Remote keyless entry was once a luxury, but today it's rare to find a car that doesn't have it. Given that it's everywhere, you would expect that any possible kinks have been worked out, but you'd be wrong.
In fact, a popular model of keyless entry that uses a Megamos Crypto transponder turns out to be not as secure as car makers thought. It leaves Volkswagen, Audi, Fiat, Honda, Volvo, Porsche, Bentley and other cars brands vulnerable to thieves. But that's not the worst part.
Back in 2012, researchers at Radboud University in the Netherlands and the University of Birmingham spotted the security flaws and quickly let Megamos Crypto know. Then in 2013, the researchers told Volkswagen.
Instead of fixing the problem, Volkswagen filed an injunction to keep the researchers from publishing their findings. It took two years for the report to become public, and even now VW isn't admitting anything is wrong.
At this point, there's no way to tell which cars are affected, or if any criminals are exploiting the flaw to break into them.
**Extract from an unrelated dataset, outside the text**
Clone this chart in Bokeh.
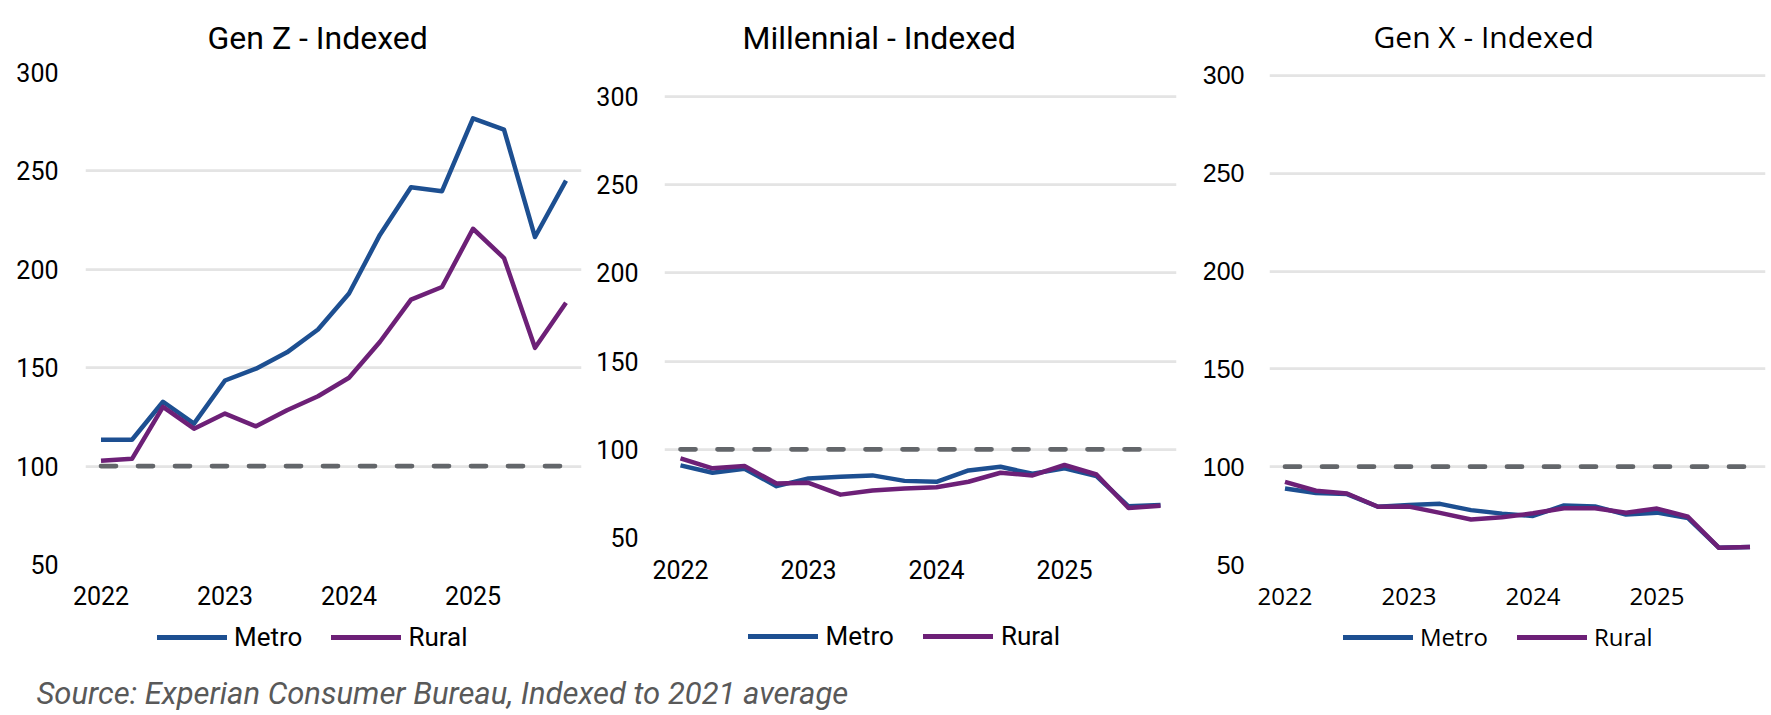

Of course, it seems like car thieves don't really need the help right now.
In the last few months, we've learned that a $32 gadget can open just about any car or garage door, flaws in Chrysler-Fiat entertainment systems could let a hacker take control of your car, cars with OnStar can be remotely hijacked and other car hacks will probably appear on a regular basis until manufacturers start taking security seriously.